* [TASK TO COMPLETE]:
Quote all entries in full, exactly.

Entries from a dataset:
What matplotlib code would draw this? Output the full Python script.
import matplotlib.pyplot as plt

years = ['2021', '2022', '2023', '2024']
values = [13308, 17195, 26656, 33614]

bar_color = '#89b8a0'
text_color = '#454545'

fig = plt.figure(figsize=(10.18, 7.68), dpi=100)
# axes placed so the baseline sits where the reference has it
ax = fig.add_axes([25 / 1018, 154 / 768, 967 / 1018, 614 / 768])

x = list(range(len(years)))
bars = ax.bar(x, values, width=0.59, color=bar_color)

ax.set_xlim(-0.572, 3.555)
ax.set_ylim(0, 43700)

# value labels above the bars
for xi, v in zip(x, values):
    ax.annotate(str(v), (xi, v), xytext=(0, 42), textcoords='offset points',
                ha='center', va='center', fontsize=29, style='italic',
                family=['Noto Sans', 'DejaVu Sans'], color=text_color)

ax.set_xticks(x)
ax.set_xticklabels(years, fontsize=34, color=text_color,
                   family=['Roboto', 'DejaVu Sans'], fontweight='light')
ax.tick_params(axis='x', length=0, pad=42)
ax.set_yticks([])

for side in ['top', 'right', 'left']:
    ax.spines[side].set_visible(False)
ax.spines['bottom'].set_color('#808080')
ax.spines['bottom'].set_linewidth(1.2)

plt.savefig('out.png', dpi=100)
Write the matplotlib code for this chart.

* [TASK RESPONSE]:
What matplotlib code would draw this? Output the full Python script.
import matplotlib.pyplot as plt

years = ['2021', '2022', '2023', '2024']
values = [13308, 17195, 26656, 33614]

bar_color = '#89b8a0'
text_color = '#454545'

fig = plt.figure(figsize=(10.18, 7.68), dpi=100)
# axes placed so the baseline sits where the reference has it
ax = fig.add_axes([25 / 1018, 154 / 768, 967 / 1018, 614 / 768])

x = list(range(len(years)))
bars = ax.bar(x, values, width=0.59, color=bar_color)

ax.set_xlim(-0.572, 3.555)
ax.set_ylim(0, 43700)

# value labels above the bars
for xi, v in zip(x, values):
    ax.annotate(str(v), (xi, v), xytext=(0, 42), textcoords='offset points',
                ha='center', va='center', fontsize=29, style='italic',
                family=['Noto Sans', 'DejaVu Sans'], color=text_color)

ax.set_xticks(x)
ax.set_xticklabels(years, fontsize=34, color=text_color,
                   family=['Roboto', 'DejaVu Sans'], fontweight='light')
ax.tick_params(axis='x', length=0, pad=42)
ax.set_yticks([])

for side in ['top', 'right', 'left']:
    ax.spines[side].set_visible(False)
ax.spines['bottom'].set_color('#808080')
ax.spines['bottom'].set_linewidth(1.2)

plt.savefig('out.png', dpi=100)
Write the matplotlib code for this chart.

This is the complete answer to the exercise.